From 2-14-09 Sun Times Story:
Former Gov. Rod Blagojevich's brother solicited U.S. Sen. Roland Burris for up to $10,000 in campaign cash before Blagojevich named Burris to the coveted post -- something Burris initially failed to disclose under oath before an Illinois House impeachment panel, records and interviews show.
Burris acknowledges being hit up for the money in a new affidavit he has sent to the head of the House committee that recommended Blagojevich be removed from office.
» Click to enlarge image Rod Blagojevich introduces Sen. Roland Burris as his choice to fill Barack Obama's then-vacant Senate seat in December 2008. Burris acknowledges that Blagojevich sought $10,000 in campaign contributions from Burris.
(Richard A. Chapman/Sun-Times)
The affidavit is dated Feb. 5 -- three weeks after Burris was sworn in to replace President Obama in the Senate.
Burris -- who did not give money to the Blagojevich campaign fund in response to the previously undisclosed solicitation -- provided a copy of the sworn statement to the Chicago Sun-Times Friday in response to questions about his contacts with the Blagojevich camp about fund-raising.
Burris acknowledged having three conversations with Robert Blagojevich, who headed the Friends of Blagojevich campaign fund -- and one of those was likely recorded by the FBI.
Burris' statement offers the third version of events he has given about his discussions concerning the Senate seat, to which Blagojevich appointed him in late December, after Blagojevich was hit with federal corruption charges that included an allegation he tried to sell the Senate appointment.
Burris said he sent the new statement to House Majority Leader Barbara Flynn Currie (D-Chicago) after he read the transcript of his testimony before the impeachment committee she headed and realized it was incomplete. "There were several facts that I was not given the opportunity to make during my testimony," Burris said. "I voluntarily submitted an affidavit so everything was transparent."
In October and again in November, Burris spoke with Robert Blagojevich, who initially asked him to host a fund-raiser. Burris said he'd get back to him after the election, sources with knowledge of the conversations said. The two later talked again, and Burris again was asked for campaign cash.
Burris said he refused to contribute and "made it unequivocally clear ... that it would be inappropriate and pose a major conflict because I was interested in the Senate vacancy."
A source with knowledge of the exchange said there was some discussion about Burris possibly getting others to give or raise money on his behalf.

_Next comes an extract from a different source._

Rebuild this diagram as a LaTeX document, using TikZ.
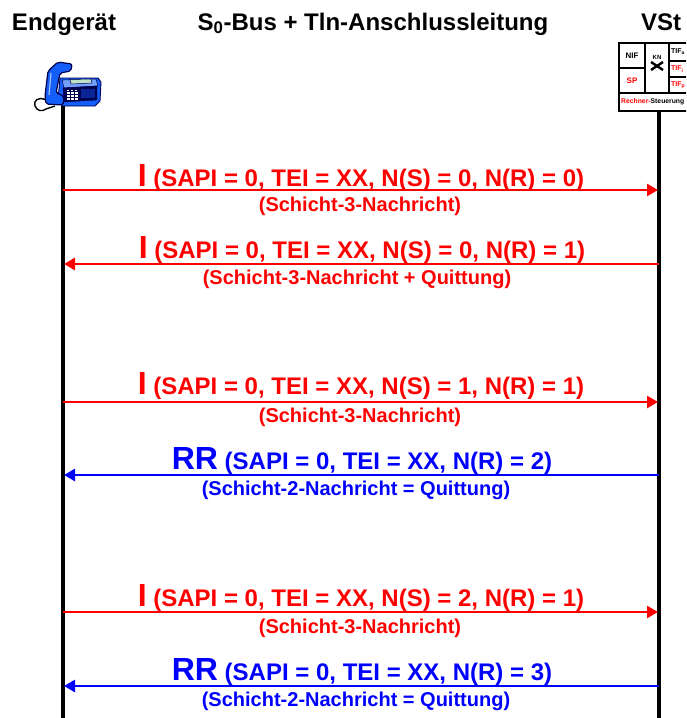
\documentclass[tikz,border=0pt]{standalone}
\usepackage{fontspec}
\setmainfont{Liberation Sans}
\usetikzlibrary{arrows.meta}
\definecolor{msgred}{RGB}{255,0,0}
\definecolor{msgblue}{RGB}{0,0,255}
\definecolor{phoneblue}{RGB}{20,95,250}
\definecolor{phonedark}{RGB}{0,0,80}
\definecolor{screen}{RGB}{190,225,200}
\begin{document}
\begin{tikzpicture}[x=1pt,y=-1pt,
  lifeline/.style={line width=4pt},
  msg/.style={line width=2.6pt,-{Triangle[length=11pt,width=12pt]},shorten >=1pt},
  mainlbl/.style={font=\fontsize{24}{24}\selectfont\bfseries,anchor=base,inner sep=0pt},
  sublbl/.style={font=\fontsize{20}{20}\selectfont\bfseries,anchor=base,inner sep=0pt},
  headlbl/.style={font=\fontsize{24}{24}\selectfont\bfseries,anchor=base,inner sep=0pt},
  cell/.style={line width=2pt},
  celltxt/.style={font=\fontsize{8}{8}\selectfont\bfseries,inner sep=0pt}
]
\newcommand{\msgtype}[1]{{\fontsize{32}{32}\selectfont #1}}
\useasboundingbox (0,0) rectangle (686,718);
\clip (0,0) rectangle (686,718);

% headings
\node[headlbl] (hA) at (64,30) {Endgerät};
\node[headlbl] (hB) at (373,30) {S\textsubscript{0}-Bus + Tln-Anschlussleitung};
\node[headlbl] (hC) at (661,30) {VSt};

% telephone (terminal): body
\draw[phonedark,line width=0.9pt,fill=phoneblue,line join=round]
  (60,78) -- (98,78) -- (101,82) -- (100,101) -- (95,106) -- (62,106) -- (58,100) -- cycle;
\draw[phonedark,line width=0.6pt,fill=phoneblue!60!white]
  (62,80) -- (96,79) -- (98,86) -- (64,88) -- cycle;
\draw[phonedark,line width=0.5pt,fill=screen]
  (70,79.5) -- (91,79) -- (92,83) -- (71,84) -- cycle;
\draw[phonedark,fill=phonedark] (63,88) -- (97,86) -- (97,100) -- (64,102) -- cycle;
\foreach \r in {0,1,2,3}
  \foreach \c in {0,1,2}
    \fill[white] ({66.5+\c*4+\r*0.3},{89.5+\r*2.9}) rectangle ++(2.8,1.9);
\fill[phonedark!60!phoneblue] (81,89) rectangle (95,98);
% handset
\draw[phonedark,line width=1.2pt,fill=phoneblue,rounded corners=2pt]
  (58,62) -- (72,64) -- (71,71) -- (60,73) -- (56,93) -- (64,96) -- (63,105)
  -- (46,104) -- (45,96) -- (48,71) -- cycle;
\draw[white!60!phoneblue,line width=1.2pt] (51,73) -- (49,95);
% coiled cord
\draw[black,line width=1.4pt]
  (46,100) .. controls (38,96) and (33,101) .. (35,106)
  .. controls (37,111) and (42,112) .. (46,109)
  .. controls (49,107) and (52,108) .. (55,106);
\coordinate (tel) at (63,106);

% exchange (VSt) block
\draw[cell,fill=white] (619,43) rectangle (700,111);
\draw[cell] (619,93) -- (700,93);
\draw[cell] (645,43) -- (645,93);
\draw[cell] (669,43) -- (669,93);
\draw[cell] (619,68) -- (645,68);
\draw[cell] (669,61) -- (700,61);
\draw[cell] (669,77) -- (700,77);
\node[celltxt] (nif) at (632,56) {NIF};
\node[celltxt,text=msgred] (sp) at (632,81) {SP};
\node[celltxt,font=\fontsize{6}{6}\selectfont\bfseries] (kn) at (657,57) {KN};
\draw[line width=2.4pt] (651,62) -- (663,70);
\draw[line width=2.4pt] (651,70) -- (663,62);
\node[celltxt,anchor=west,font=\fontsize{7}{7}\selectfont\bfseries] (tif1) at (671,52) {TIF\textsubscript{\tiny a}};
\node[celltxt,anchor=west,font=\fontsize{7}{7}\selectfont\bfseries,text=msgred] (tif2) at (671,69) {TIF\textsubscript{\tiny i}};
\node[celltxt,anchor=west,font=\fontsize{7}{7}\selectfont\bfseries,text=msgred] (tif3) at (671,85) {TIF\textsubscript{\tiny p}};
\node[celltxt,anchor=west,font=\fontsize{6.8}{6.8}\selectfont\bfseries] (rs) at (621,102)
  {\textcolor{msgred}{Rechner-}Steuerung};
\coordinate (vst) at (659,111);

% lifelines
\coordinate (telend) at (63,718);
\coordinate (vstend) at (659,718);
\draw[lifeline] (tel) -- (telend);
\draw[lifeline] (vst) -- (vstend);

% anchor points of the messages on both lifelines
\foreach \i/\y in {1/190,2/264,3/402,4/475,5/612,6/686}{
  \coordinate (L\i) at (63,\y);
  \coordinate (R\i) at (659,\y);
}

% 1: I-frame terminal -> exchange
\draw[msg,msgred] (L1) -- (R1);
\node[mainlbl,text=msgred] (m1) at (361,186) {\msgtype{I} (SAPI = 0, TEI = XX, N(S) = 0, N(R) = 0)};
\node[sublbl,text=msgred] (s1) at (360,211) {(Schicht-3-Nachricht)};

% 2: I-frame exchange -> terminal
\draw[msg,msgred] (R2) -- (L2);
\node[mainlbl,text=msgred] (m2) at (362,258) {\msgtype{I} (SAPI = 0, TEI = XX, N(S) = 0, N(R) = 1)};
\node[sublbl,text=msgred] (s2) at (357,284) {(Schicht-3-Nachricht + Quittung)};

% 3: I-frame terminal -> exchange
\draw[msg,msgred] (L3) -- (R3);
\node[mainlbl,text=msgred] (m3) at (361,394) {\msgtype{I} (SAPI = 0, TEI = XX, N(S) = 1, N(R) = 1)};
\node[sublbl,text=msgred] (s3) at (360,422) {(Schicht-3-Nachricht)};

% 4: RR-frame exchange -> terminal
\draw[msg,msgblue] (R4) -- (L4);
\node[mainlbl,text=msgblue] (m4) at (362,469) {\msgtype{RR} (SAPI = 0, TEI = XX, N(R) = 2)};
\node[sublbl,text=msgblue] (s4) at (356,495) {(Schicht-2-Nachricht = Quittung)};

% 5: I-frame terminal -> exchange
\draw[msg,msgred] (L5) -- (R5);
\node[mainlbl,text=msgred] (m5) at (361,606) {\msgtype{I} (SAPI = 0, TEI = XX, N(S) = 2, N(R) = 1)};
\node[sublbl,text=msgred] (s5) at (360,633) {(Schicht-3-Nachricht)};

% 6: RR-frame exchange -> terminal
\draw[msg,msgblue] (R6) -- (L6);
\node[mainlbl,text=msgblue] (m6) at (362,680) {\msgtype{RR} (SAPI = 0, TEI = XX, N(R) = 3)};
\node[sublbl,text=msgblue] (s6) at (356,706) {(Schicht-2-Nachricht = Quittung)};
\end{tikzpicture}
\end{document}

Not so, according to Burris: "I did not donate or help raise a single dollar for the governor from those conversations and would never consider making a donation through a third party."
In all, Burris expressed interest in the Senate seat to five people in Blagojevich's camp, documents obtained by the Sun-Times show. He disclosed just one of those contacts when asked Jan. 8 by state Rep. James Durkin (R-Western Springs) during the impeachment hearings to name any contact he had with Blagojevich's people about the seat.

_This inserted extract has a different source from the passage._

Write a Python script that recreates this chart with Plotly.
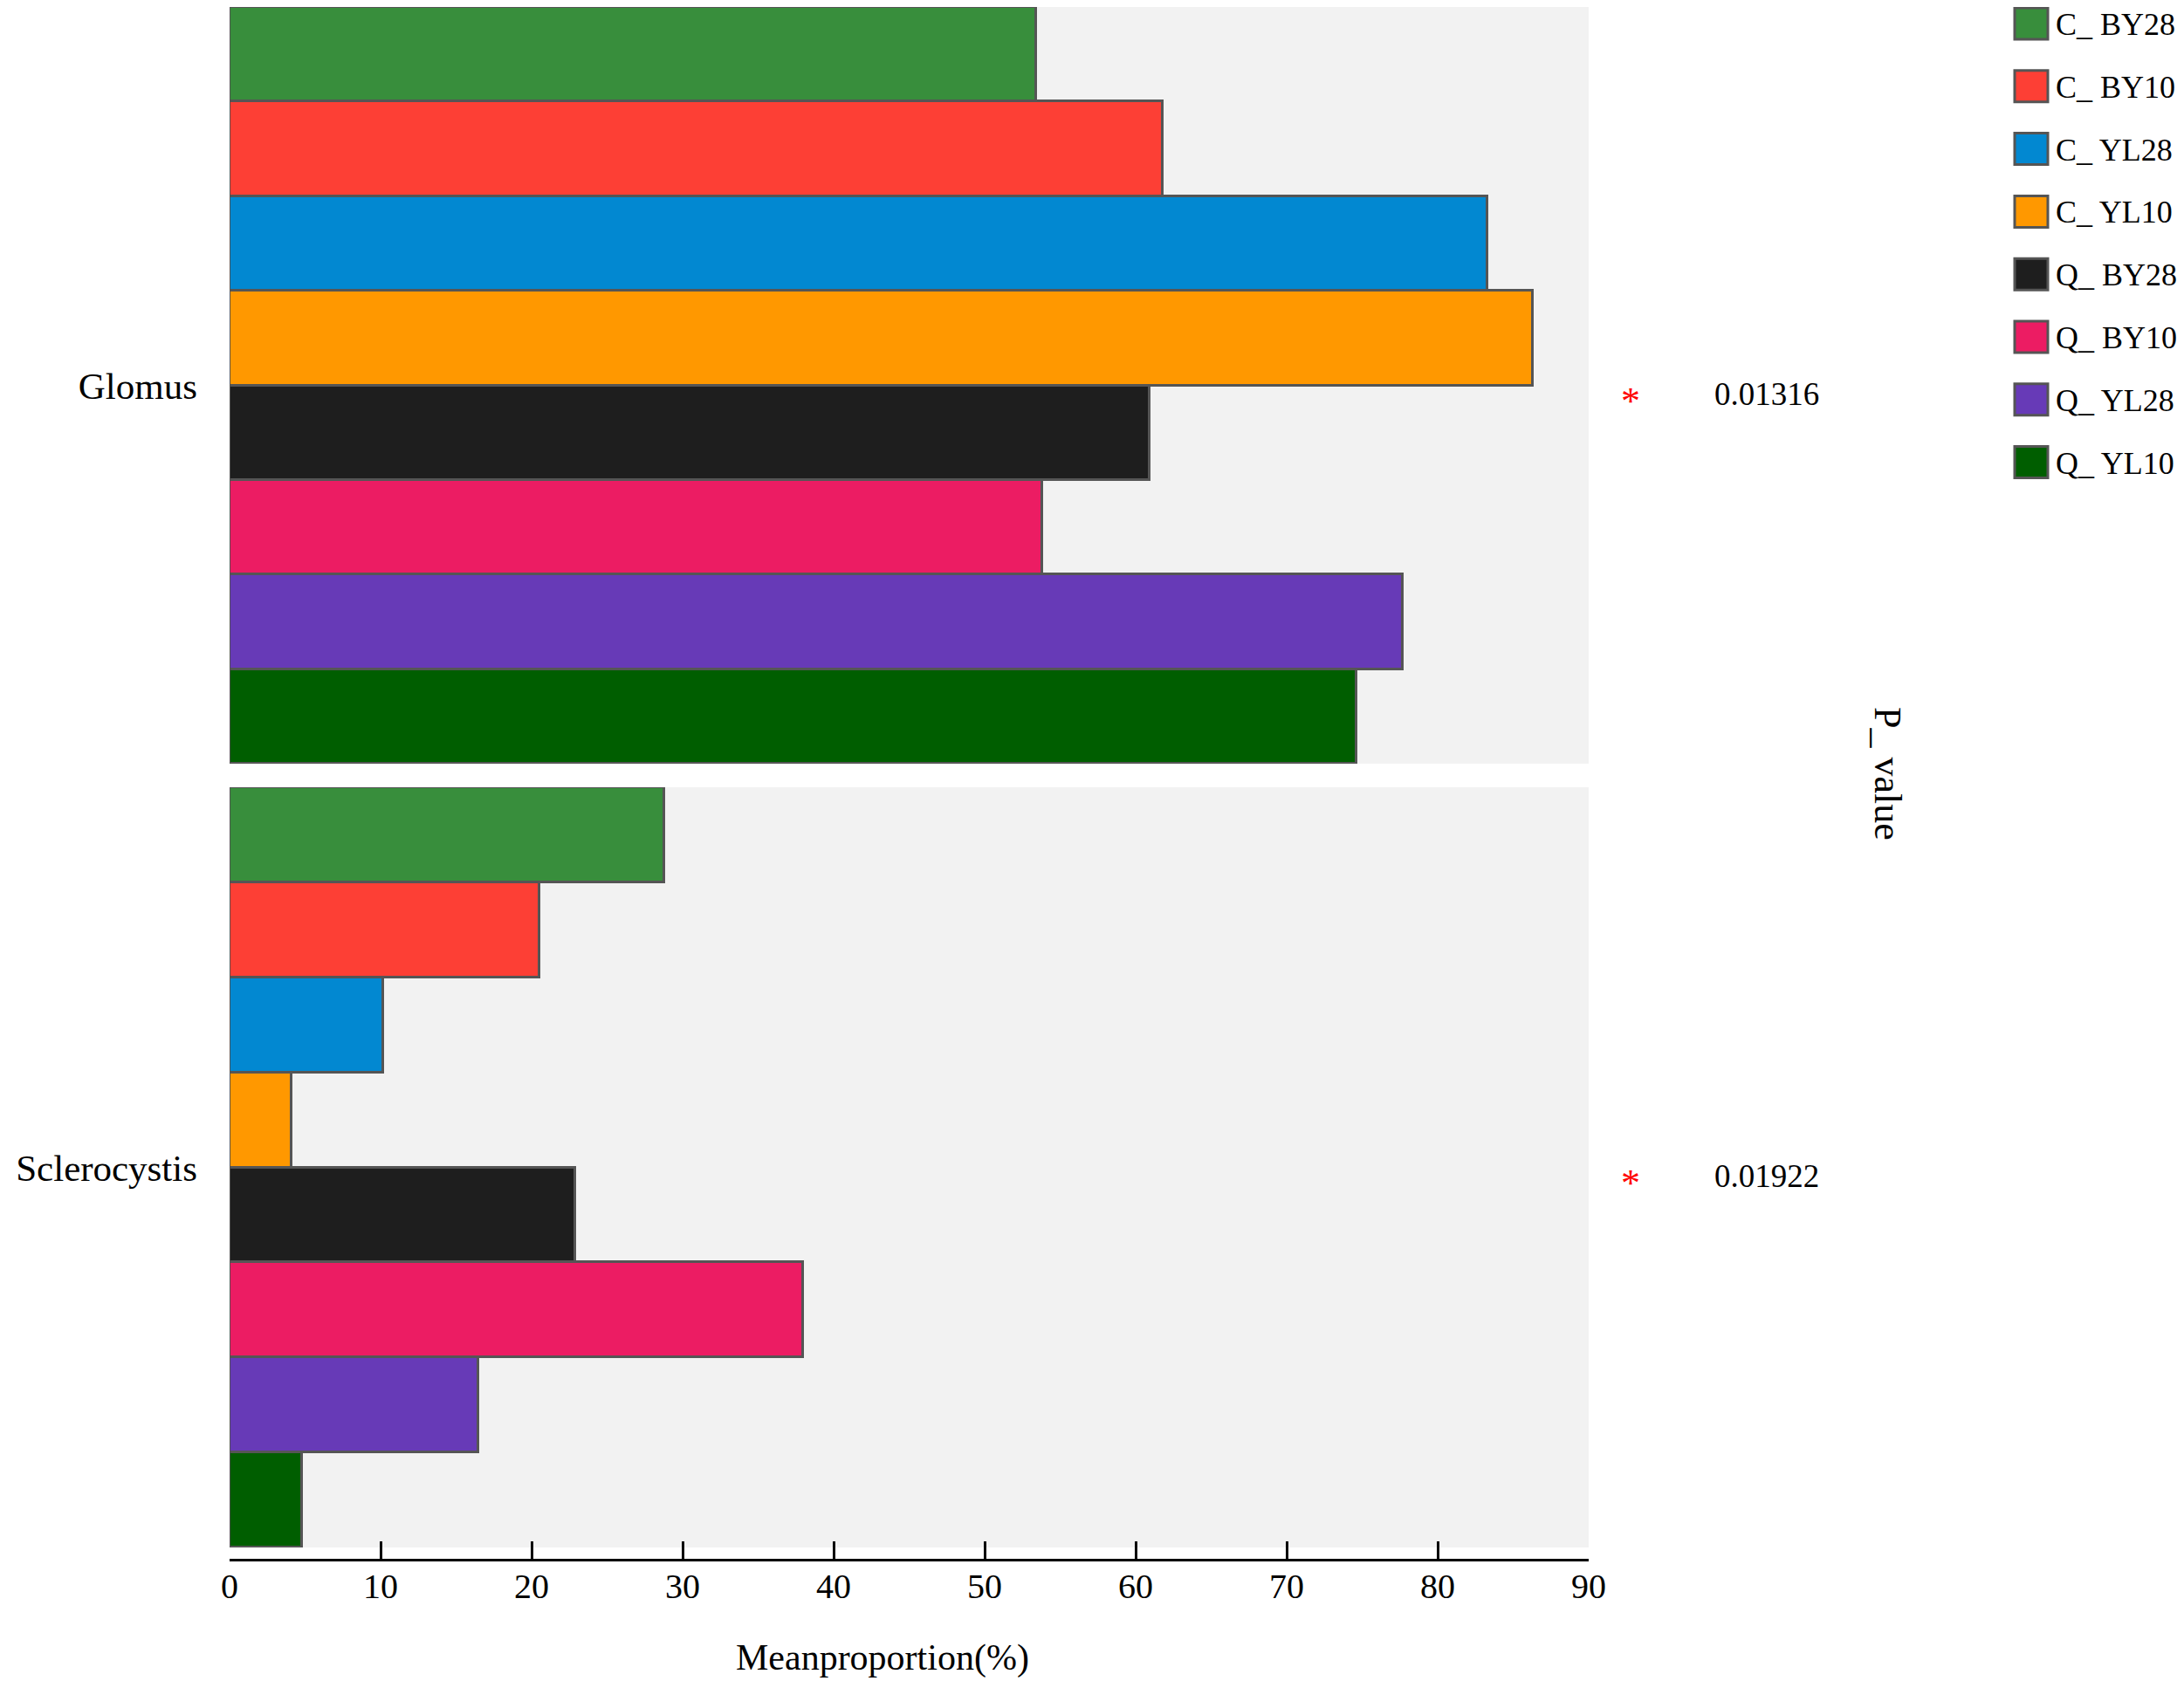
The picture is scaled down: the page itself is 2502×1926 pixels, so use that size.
import plotly.graph_objects as go

# data
genera = ["Glomus", "Sclerocystis"]
groups = ["C_ BY28", "C_ BY10", "C_ YL28", "C_ YL10", "Q_ BY28", "Q_ BY10", "Q_ YL28", "Q_ YL10"]
glomus_values = [53.4, 61.8, 83.3, 86.3, 60.9, 53.8, 77.7, 74.6]
sclerocystis_values = [28.8, 20.5, 10.2, 4.1, 22.9, 38.0, 16.5, 4.8]
p_values = ["0.01316", "0.01922"]

colors = ["#388E3C", "#FD3F35", "#0288D1", "#FF9800", "#1E1E1E", "#EC1C63", "#673AB7", "#005E00"]

FONT = "Liberation Serif"
W, H = 2502, 1926
OFF = 8  # the page body margin shifts the figure by 8px
M_L, M_R, M_T, M_B = 263 - OFF, 682 + OFF, 8 - OFF, 139 + OFF
PLOT_W = W - M_L - M_R
PLOT_H = H - M_T - M_B


def px_x(px):
    """Screen pixel x -> paper x."""
    return (px - OFF - M_L) / PLOT_W


def px_y(py):
    """Screen pixel y (from top) -> paper y."""
    return (H - M_B - (py - OFF)) / PLOT_H


fig = go.Figure()

panels = [("x", "y", glomus_values), ("x2", "y2", sclerocystis_values)]
for (xa, ya, values), genus in zip(panels, genera):
    for name, val, color in zip(groups, values, colors):
        fig.add_trace(
            go.Bar(
                x=[val],
                y=[genus],
                orientation="h",
                name=name,
                marker=dict(color=color, line=dict(color="#555555", width=3)),
                xaxis=xa,
                yaxis=ya,
                showlegend=False,
            )
        )

axis_y = dict(
    type="category",
    autorange="reversed",
    showline=False,
    showgrid=False,
    ticks="",
    ticklabelstandoff=36,
    tickfont=dict(family=FONT, size=43, color="black"),
)

fig.update_layout(
    width=W,
    height=H,
    margin=dict(l=M_L, r=M_R, t=M_T, b=M_B),
    paper_bgcolor="white",
    plot_bgcolor="#F2F2F2",
    barmode="group",
    bargap=0,
    bargroupgap=0,
    showlegend=False,
    font=dict(family=FONT, color="black"),
    xaxis=dict(domain=[0, 1], range=[0, 90], anchor="y", visible=False),
    yaxis=dict(domain=[px_y(875), px_y(8)], anchor="x", **axis_y),
    xaxis2=dict(
        domain=[0, 1],
        range=[0, 90],
        matches="x",
        anchor="free",
        position=0,
        tickmode="linear",
        tick0=0,
        dtick=10,
        ticks="inside",
        ticklen=20,
        tickwidth=3,
        tickcolor="black",
        showline=True,
        linecolor="black",
        linewidth=3,
        showgrid=False,
        zeroline=False,
        ticklabelstandoff=-6,
        tickfont=dict(family=FONT, size=40, color="black"),
    ),
    yaxis2=dict(domain=[px_y(1773), px_y(902)], anchor="x2", **axis_y),
)

# x axis title
fig.add_annotation(
    x=px_x(1011), y=px_y(1899), xref="paper", yref="paper", text="Meanproportion(%)",
    showarrow=False, xanchor="center", yanchor="middle",
    font=dict(family=FONT, size=42, color="black"),
)

# significance stars and p-values
for ya, pv in zip(["y", "y2"], p_values):
    fig.add_annotation(
        x=px_x(1868), y=0, xref="paper", yref=ya, text="*", showarrow=False,
        xanchor="center", font=dict(family=FONT, size=44, color="red"), yshift=-18,
    )
    fig.add_annotation(
        x=px_x(2024), y=0, xref="paper", yref=ya, text=pv, showarrow=False,
        xanchor="center", font=dict(family=FONT, size=37, color="black"), yshift=-10,
    )

fig.add_annotation(
    x=px_x(2163), y=px_y(886), xref="paper", yref="paper", text="P_ value",
    showarrow=False, textangle=90, xanchor="center", yanchor="middle",
    font=dict(family=FONT, size=44, color="black"),
)

# legend drawn by hand so the swatches match the reference size
for i, (name, color) in enumerate(zip(groups, colors)):
    cy = 27 + 71.8 * i
    fig.add_shape(
        type="rect", xref="paper", yref="paper",
        x0=px_x(2308), x1=px_x(2346), y0=px_y(cy + 18), y1=px_y(cy - 18),
        fillcolor=color, line=dict(color="#555555", width=3),
    )
    fig.add_annotation(
        x=px_x(2354), y=px_y(cy + 1), xref="paper", yref="paper", text=name,
        showarrow=False, xanchor="left", yanchor="middle", height=38, borderpad=0,
        font=dict(family=FONT, size=36, color="black"),
    )

fig.write_html("out.html")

"I'm very surprised he didn't make these disclosures," Durkin said. "I don't know if Mr. Burris was purposely being evasive during the committee or had selected memory issues."
In a sworn statement filed with the House panel Jan. 5, before he testified, Burris said he had no contact with Blagojevich's camp about the Senate seat aside from his appointment in late December. In testimony before the committee, he added that he spoke with Lon Monk, Blagojevich's former chief of staff. In his new affidavit, Burris confirms he also spoke of his interest in the Senate appointment with Blagojevich insiders John Harris, Doug Scofield and John Wyma.
The discussions with Robert Blagojevich about money came after Burris spoke with those people. Burris had told the House committee he was unaware of any quid pro quo dangled by Blagojevich's camp.
Senate Minority Leader Christine Radogno (R-Lemont) said Burris' new statement regarding his contact with Blagojevich's emissaries represents a "fatal wound" to a potential 2010 Burris re-election bid. His new account contains "extraordinary detail" Burris should have disclosed to the impeachment panel when he testified and to U.S. Senate Majority Leader Harry Reid (D-Nev.) before being seated, Radogno said.
"If it turns out this was some sort of attempt to avoid this coming out as part of the appointment process, then he doesn't deserve to be senator," Radogno said. "I think the whole thing stinks to high heaven."
Currie acknowledged receiving Burris' letter but said she was unfamiliar with its contents.
After being read Burris' account of his dealings with Robert Blagojevich, Currie said: "Very odd. I don't know there is anything actionable here, but I would like to check the record."